_Directions_
Find the word "chart" in the data. Return every line where it appears.

-- start Input --

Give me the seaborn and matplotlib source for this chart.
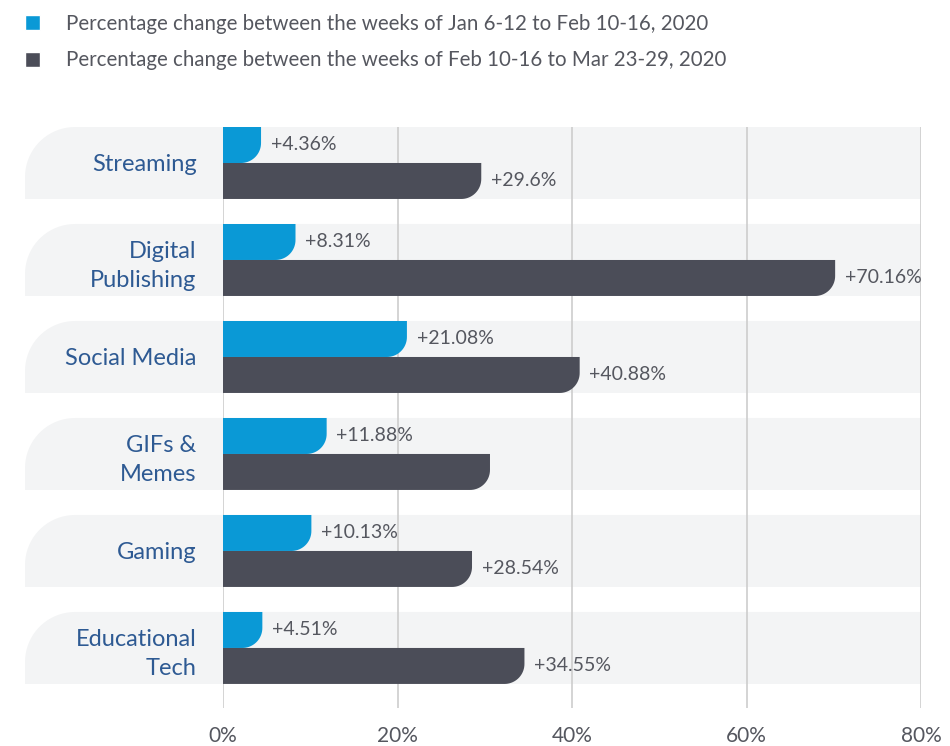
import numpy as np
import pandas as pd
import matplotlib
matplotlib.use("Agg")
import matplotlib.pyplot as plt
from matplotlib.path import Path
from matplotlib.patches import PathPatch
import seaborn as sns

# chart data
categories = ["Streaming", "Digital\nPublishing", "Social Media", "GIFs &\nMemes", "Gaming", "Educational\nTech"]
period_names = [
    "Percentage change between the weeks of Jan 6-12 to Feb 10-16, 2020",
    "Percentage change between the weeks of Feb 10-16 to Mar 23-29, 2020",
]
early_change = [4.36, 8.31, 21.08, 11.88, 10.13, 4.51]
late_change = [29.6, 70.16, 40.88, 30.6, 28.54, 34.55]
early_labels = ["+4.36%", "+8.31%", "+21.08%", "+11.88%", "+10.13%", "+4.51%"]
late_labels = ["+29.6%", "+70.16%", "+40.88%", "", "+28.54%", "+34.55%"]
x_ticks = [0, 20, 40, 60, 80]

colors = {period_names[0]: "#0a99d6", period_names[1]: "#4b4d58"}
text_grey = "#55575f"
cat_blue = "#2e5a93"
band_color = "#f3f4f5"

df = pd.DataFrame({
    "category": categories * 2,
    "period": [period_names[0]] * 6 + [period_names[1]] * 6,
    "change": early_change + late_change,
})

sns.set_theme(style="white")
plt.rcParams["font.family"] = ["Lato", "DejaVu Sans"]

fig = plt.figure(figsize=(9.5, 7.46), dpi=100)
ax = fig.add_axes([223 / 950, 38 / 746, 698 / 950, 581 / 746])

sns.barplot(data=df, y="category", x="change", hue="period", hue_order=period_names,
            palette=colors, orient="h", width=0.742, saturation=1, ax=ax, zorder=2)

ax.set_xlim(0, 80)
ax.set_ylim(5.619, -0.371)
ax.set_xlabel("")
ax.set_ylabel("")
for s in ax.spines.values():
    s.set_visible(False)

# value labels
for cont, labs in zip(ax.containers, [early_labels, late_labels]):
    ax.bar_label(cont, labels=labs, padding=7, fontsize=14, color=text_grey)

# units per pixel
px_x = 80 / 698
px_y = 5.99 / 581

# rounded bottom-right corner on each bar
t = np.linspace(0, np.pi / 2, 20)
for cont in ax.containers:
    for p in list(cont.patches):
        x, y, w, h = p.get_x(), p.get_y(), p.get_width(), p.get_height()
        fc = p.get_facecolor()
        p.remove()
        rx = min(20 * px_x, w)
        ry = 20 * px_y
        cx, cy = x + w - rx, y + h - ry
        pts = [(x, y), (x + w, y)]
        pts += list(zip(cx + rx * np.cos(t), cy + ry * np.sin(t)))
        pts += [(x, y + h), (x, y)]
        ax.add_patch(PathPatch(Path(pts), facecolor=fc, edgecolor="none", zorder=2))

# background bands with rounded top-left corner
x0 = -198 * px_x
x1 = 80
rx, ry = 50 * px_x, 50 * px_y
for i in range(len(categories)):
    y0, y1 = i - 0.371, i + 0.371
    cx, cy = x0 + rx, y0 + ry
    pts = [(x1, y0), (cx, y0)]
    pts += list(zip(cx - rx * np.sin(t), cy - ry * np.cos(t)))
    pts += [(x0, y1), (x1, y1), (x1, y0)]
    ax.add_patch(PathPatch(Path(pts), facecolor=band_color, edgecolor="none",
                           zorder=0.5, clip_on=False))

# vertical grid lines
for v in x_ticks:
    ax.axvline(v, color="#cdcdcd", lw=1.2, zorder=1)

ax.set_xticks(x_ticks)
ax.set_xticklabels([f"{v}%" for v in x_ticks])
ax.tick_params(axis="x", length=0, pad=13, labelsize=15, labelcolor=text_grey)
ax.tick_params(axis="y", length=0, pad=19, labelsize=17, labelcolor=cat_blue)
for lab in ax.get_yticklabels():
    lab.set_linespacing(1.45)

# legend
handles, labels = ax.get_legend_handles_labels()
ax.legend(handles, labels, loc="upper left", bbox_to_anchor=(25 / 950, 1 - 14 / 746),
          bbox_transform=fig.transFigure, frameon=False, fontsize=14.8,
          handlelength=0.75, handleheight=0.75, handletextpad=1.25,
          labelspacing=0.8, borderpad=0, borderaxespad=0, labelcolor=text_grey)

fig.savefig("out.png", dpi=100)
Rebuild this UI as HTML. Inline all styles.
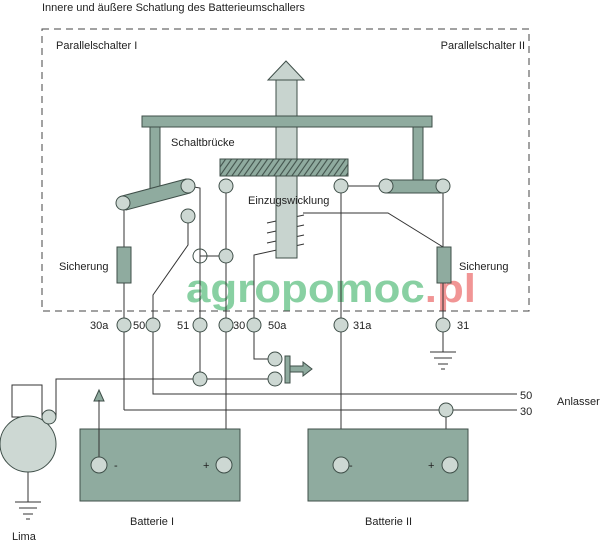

-- end Input --

_Written answer_
Give me the seaborn and matplotlib source for this chart.
# chart data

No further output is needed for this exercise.